__THE REQUEST__:
Each line that holds the word "this" should be returned.

LISTING start

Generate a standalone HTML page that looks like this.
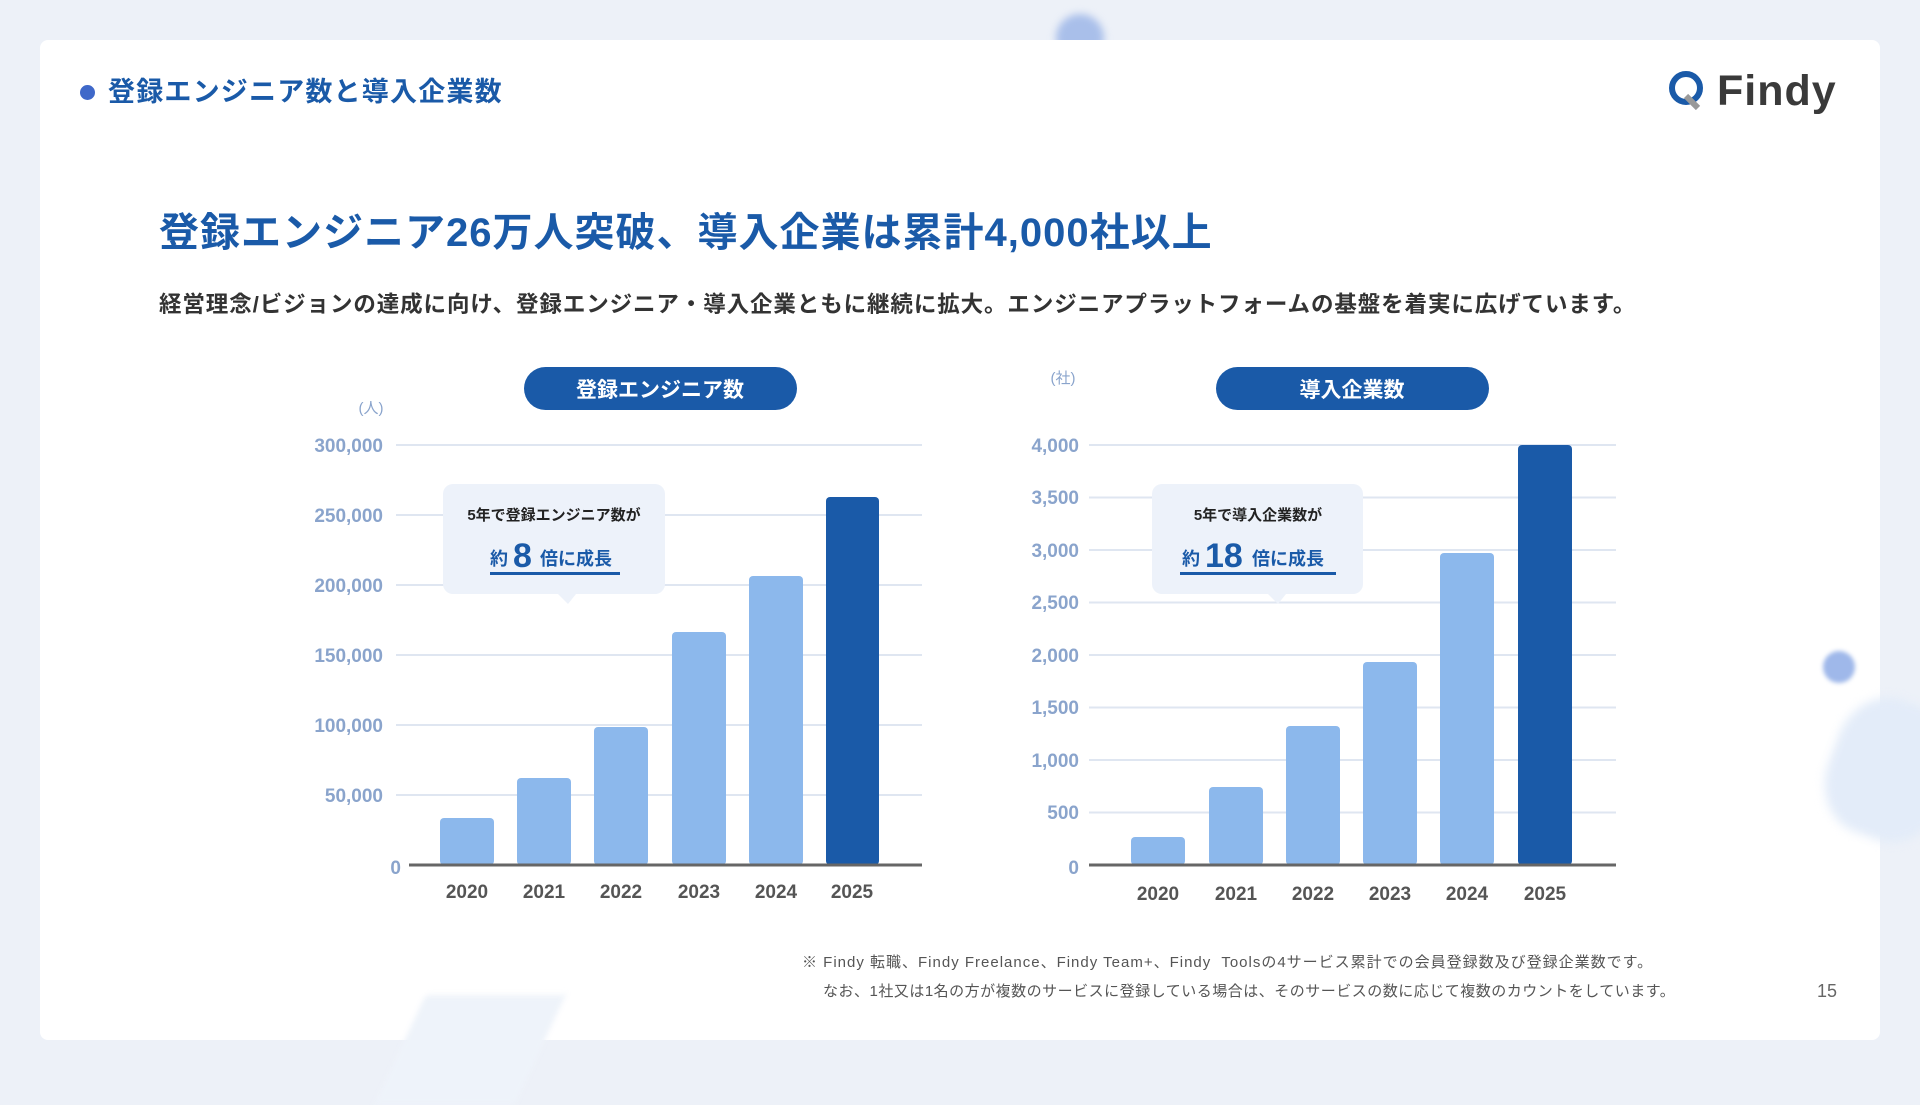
<!DOCTYPE html>
<html><head><meta charset="utf-8"><style>
*{margin:0;padding:0;box-sizing:border-box}
body{width:1920px;height:1080px;background:#edf1f8;position:relative;overflow:hidden;font-family:"Liberation Sans","Noto Sans CJK JP",sans-serif}
.card{position:absolute;left:40px;top:40px;width:1840px;height:1000px;background:#fff;border-radius:8px}
.abs{position:absolute;white-space:nowrap}
</style></head><body>
<div class="abs" style="left:1056px;top:14px;width:48px;height:48px;border-radius:50%;background:#a9bfea;filter:blur(4px)"></div>
<div class="card"></div>
<div class="abs" style="left:1823px;top:651px;width:32px;height:32px;border-radius:50%;background:#9fb8ea;filter:blur(2px)"></div>
<div class="abs" style="left:1830px;top:700px;width:120px;height:140px;border-radius:40%;background:#e3ecf9;filter:blur(5px);transform:rotate(20deg)"></div>
<div class="abs" style="left:400px;top:995px;width:140px;height:110px;background:#eef3fa;transform:skewX(-25deg);filter:blur(3px)"></div>

<div class="abs" style="left:80px;top:85px;width:15px;height:15px;border-radius:50%;background:#3f68c9"></div>
<div class="abs" style="left:108px;top:74px;font-size:27px;font-weight:bold;color:#1a5aa8;line-height:36px;letter-spacing:1.2px">登録エンジニア数と導入企業数</div>
<div class="abs" style="left:1668px;top:68px;width:38px;height:42px;">
<svg width="38" height="42" viewBox="0 0 38 42"><circle cx="18" cy="20" r="14" fill="none" stroke="#1a5aa8" stroke-width="6"/><path d="M18 28 L30 40" stroke="#999" stroke-width="6"/></svg></div>
<div class="abs" style="left:1717px;top:66px;font-size:43px;font-weight:bold;color:#3a3a3a;line-height:50px;letter-spacing:1px">Findy</div>

<div class="abs" style="left:159px;top:208px;font-size:40px;font-weight:bold;color:#1a5aa8;line-height:50px;letter-spacing:1px">登録エンジニア26万人突破、導入企業は累計4,000社以上</div>
<div class="abs" style="left:159px;top:290px;font-size:22.5px;font-weight:bold;color:#333;line-height:30px;letter-spacing:0.9px">経営理念/ビジョンの達成に向け、登録エンジニア・導入企業ともに継続に拡大。エンジニアプラットフォームの基盤を着実に広げています。</div>

<svg class="abs" style="left:0;top:0" width="1920" height="1080" font-family="Liberation Sans, Noto Sans CJK JP, sans-serif" font-weight="bold">
<rect x="524" y="367" width="273" height="43" rx="21.5" fill="#1a5aa8"/>
<text x="660" y="397" font-size="21" fill="#fff" text-anchor="middle">登録エンジニア数</text>
<text x="371" y="413" font-size="15" fill="#8aa4cc" text-anchor="middle" font-weight="normal">(人)</text>
<g stroke="#dfe6f1" stroke-width="2">
<line x1="396" x2="922" y1="445" y2="445"/><line x1="396" x2="922" y1="515" y2="515"/><line x1="396" x2="922" y1="585" y2="585"/><line x1="396" x2="922" y1="655" y2="655"/><line x1="396" x2="922" y1="725" y2="725"/><line x1="396" x2="922" y1="795" y2="795"/>
</g>
<g font-size="19" fill="#8aa4cc" text-anchor="end">
<text x="383" y="452">300,000</text><text x="383" y="522">250,000</text><text x="383" y="592">200,000</text><text x="383" y="662">150,000</text><text x="383" y="732">100,000</text><text x="383" y="802">50,000</text><text x="401" y="874">0</text>
</g>
<g fill="#8cb8ec">
<rect x="440" y="818" width="54" height="47" rx="4"/><rect x="517" y="778" width="54" height="87" rx="4"/><rect x="594" y="727" width="54" height="138" rx="4"/><rect x="672" y="632" width="54" height="233" rx="4"/><rect x="749" y="576" width="54" height="289" rx="4"/>
</g>
<rect x="826" y="497" width="53" height="368" rx="4" fill="#1a5aa8"/>
<line x1="409" x2="922" y1="865" y2="865" stroke="#666" stroke-width="3"/>
<g font-size="19" fill="#555" text-anchor="middle">
<text x="467" y="898">2020</text><text x="544" y="898">2021</text><text x="621" y="898">2022</text><text x="699" y="898">2023</text><text x="776" y="898">2024</text><text x="852" y="898">2025</text>
</g>
<rect x="443" y="484" width="222" height="110" rx="10" fill="#edf2fa"/>
<path d="M558 594 L568 604 L576 594 Z" fill="#edf2fa"/>
<text x="554" y="520" font-size="15" fill="#222" text-anchor="middle">5年で登録エンジニア数が</text>
<text x="490" y="565" font-size="18" fill="#1a5aa8">約</text>
<text x="513" y="567" font-size="34" fill="#1a5aa8">8</text>
<text x="540" y="565" font-size="18" fill="#1a5aa8">倍に成長</text>
<rect x="490" y="572" width="130" height="3" fill="#1a5aa8"/>

<rect x="1216" y="367" width="273" height="43" rx="21.5" fill="#1a5aa8"/>
<text x="1352" y="397" font-size="21" fill="#fff" text-anchor="middle">導入企業数</text>
<text x="1063" y="383" font-size="15" fill="#8aa4cc" text-anchor="middle" font-weight="normal">(社)</text>
<g stroke="#dfe6f1" stroke-width="2">
<line x1="1089" x2="1616" y1="445" y2="445"/><line x1="1089" x2="1616" y1="497.5" y2="497.5"/><line x1="1089" x2="1616" y1="550" y2="550"/><line x1="1089" x2="1616" y1="602.5" y2="602.5"/><line x1="1089" x2="1616" y1="655" y2="655"/><line x1="1089" x2="1616" y1="707.5" y2="707.5"/><line x1="1089" x2="1616" y1="760" y2="760"/><line x1="1089" x2="1616" y1="812.5" y2="812.5"/>
</g>
<g font-size="19" fill="#8aa4cc" text-anchor="end">
<text x="1079" y="452">4,000</text><text x="1079" y="504">3,500</text><text x="1079" y="557">3,000</text><text x="1079" y="609">2,500</text><text x="1079" y="662">2,000</text><text x="1079" y="714">1,500</text><text x="1079" y="767">1,000</text><text x="1079" y="819">500</text><text x="1079" y="874">0</text>
</g>
<g fill="#8cb8ec">
<rect x="1131" y="837" width="54" height="28" rx="4"/><rect x="1209" y="787" width="54" height="78" rx="4"/><rect x="1286" y="726" width="54" height="139" rx="4"/><rect x="1363" y="662" width="54" height="203" rx="4"/><rect x="1440" y="553" width="54" height="312" rx="4"/>
</g>
<rect x="1518" y="445" width="54" height="420" rx="4" fill="#1a5aa8"/>
<line x1="1089" x2="1616" y1="865" y2="865" stroke="#666" stroke-width="3"/>
<g font-size="19" fill="#555" text-anchor="middle">
<text x="1158" y="900">2020</text><text x="1236" y="900">2021</text><text x="1313" y="900">2022</text><text x="1390" y="900">2023</text><text x="1467" y="900">2024</text><text x="1545" y="900">2025</text>
</g>
<rect x="1152" y="484" width="211" height="110" rx="10" fill="#edf2fa"/>
<path d="M1268 594 L1278 604 L1286 594 Z" fill="#edf2fa"/>
<text x="1258" y="520" font-size="15" fill="#222" text-anchor="middle">5年で導入企業数が</text>
<text x="1182" y="565" font-size="18" fill="#1a5aa8">約</text>
<text x="1205" y="567" font-size="34" fill="#1a5aa8">18</text>
<text x="1252" y="565" font-size="18" fill="#1a5aa8">倍に成長</text>
<rect x="1180" y="572" width="156" height="3" fill="#1a5aa8"/>
</svg>

<div class="abs" style="left:802px;top:953px;font-size:15px;color:#555;line-height:20px;letter-spacing:1px">※ Findy 転職、Findy Freelance、Findy Team+、Findy&nbsp; Toolsの4サービス累計での会員登録数及び登録企業数です。</div>
<div class="abs" style="left:823px;top:982px;font-size:15px;color:#555;line-height:20px;letter-spacing:0.5px">なお、1社又は1名の方が複数のサービスに登録している場合は、そのサービスの数に応じて複数のカウントをしています。</div>
<div class="abs" style="left:1817px;top:980px;font-size:18px;color:#666;line-height:22px">15</div>
</body></html>
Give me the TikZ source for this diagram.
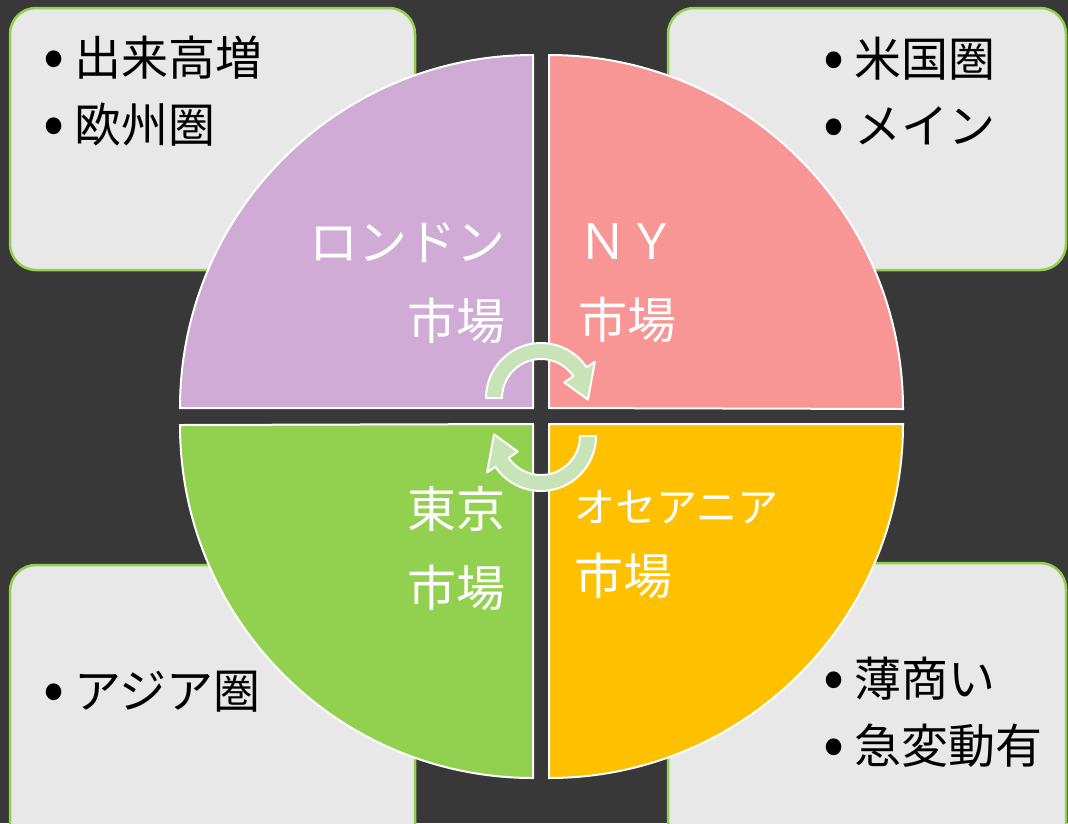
\documentclass[tikz,border=0pt]{standalone}
\usepackage{fontspec}
\setmainfont{Noto Sans CJK JP}
\usepackage{xcolor}
\usetikzlibrary{positioning,calc}

\definecolor{bgdark}{HTML}{383838}
\definecolor{boxgray}{HTML}{E8E8E8}
\definecolor{boxline}{HTML}{92D050}
\definecolor{londonpurple}{HTML}{D0ABD6}
\definecolor{nypink}{HTML}{F79694}
\definecolor{tokyogreen}{HTML}{92D050}
\definecolor{oceaniaorange}{HTML}{FFC000}
\definecolor{arrowgreen}{HTML}{C8E3B8}

% bullet for the box lists
\newcommand{\boxbullet}{\raisebox{-2pt}{\fontsize{62}{62}\selectfont•}\hspace{10pt}}

\tikzset{
  infobox/.style={fill=boxgray, draw=boxline, line width=2.5pt, rounded corners=26pt},
  quarter/.style={draw=white, line width=2pt},
  infotext/.style={text=black, align=left, font=\fontsize{47}{67}\selectfont},
  markettext/.style={text=white, font=\fontsize{49}{79}\selectfont},
  cyclearrow/.style={fill=arrowgreen, draw=white, line width=2pt, line join=round}
}

\begin{document}
\begin{tikzpicture}[x=1pt,y=-1pt]
    % Background
    \fill[bgdark] (0,0) rectangle (1068,823);
    \useasboundingbox (0,0) rectangle (1068,823);
    \clip (0,0) rectangle (1068,823);

    % Info boxes behind the circle
    \draw[infobox] (10,8) rectangle (415,270);
    \draw[infobox] (668,8) rectangle (1066,270);
    \draw[infobox] (10,565) rectangle (415,850);
    \draw[infobox] (668,563) rectangle (1066,850);

    % Quarter circles
    \draw[quarter, fill=londonpurple] (533,408) -- (180,408) arc[start angle=180, end angle=270, radius=353] -- cycle;
    \draw[quarter, fill=nypink] (549,408) -- (549,55) arc[start angle=270, end angle=360, radius=354] -- cycle;
    \draw[quarter, fill=oceaniaorange] (549,424) -- (903,424) arc[start angle=0, end angle=90, radius=354] -- cycle;
    \draw[quarter, fill=tokyogreen] (533,424) -- (533,778) arc[start angle=90, end angle=180, radius=353] -- cycle;

    % Cycle arrows
    \begin{scope}[shift={(541,398)}]
        \draw[cyclearrow] (180:55) arc[start angle=180, end angle=326, radius=55] -- (326:65) -- (2:47)
            -- (326:28) -- (326:39) arc[start angle=326, end angle=180, radius=39] -- cycle;
    \end{scope}
    \begin{scope}[shift={(541,436)}, rotate=180]
        \draw[cyclearrow] (180:55) arc[start angle=180, end angle=326, radius=55] -- (326:65) -- (2:47)
            -- (326:28) -- (326:39) arc[start angle=326, end angle=180, radius=39] -- cycle;
    \end{scope}

    % Market labels
    \node[markettext, align=right, anchor=east] (london) at (509,283) {ロンドン\\市場};
    \node[markettext, align=left, anchor=west] (ny) at (575,283) {ＮＹ\\市場};
    \node[markettext, align=right, anchor=east] (tokyo) at (509,548) {東京\\市場};
    \node[markettext, align=left, anchor=west, font=\fontsize{49}{72}\selectfont] (oceania) at (571,544)
        {{\fontsize{41}{72}\selectfont オセアニア}\\市場};

    % Box texts
    \node[infotext, anchor=west] (londoninfo) at (40,91) {\boxbullet 出来高増\\\boxbullet 欧州圏};
    \node[infotext, anchor=west] (nyinfo) at (820,91) {\boxbullet 米国圏\\\boxbullet メイン};
    \node[infotext, anchor=west] (tokyoinfo) at (40,692) {\boxbullet アジア圏};
    \node[infotext, anchor=west] (oceaniainfo) at (820,712) {\boxbullet 薄商い\\\boxbullet 急変動有};
\end{tikzpicture}
\end{document}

LISTING end

__RIGHT ANSWER__:
Generate a standalone HTML page that looks like this.
Give me the TikZ source for this diagram.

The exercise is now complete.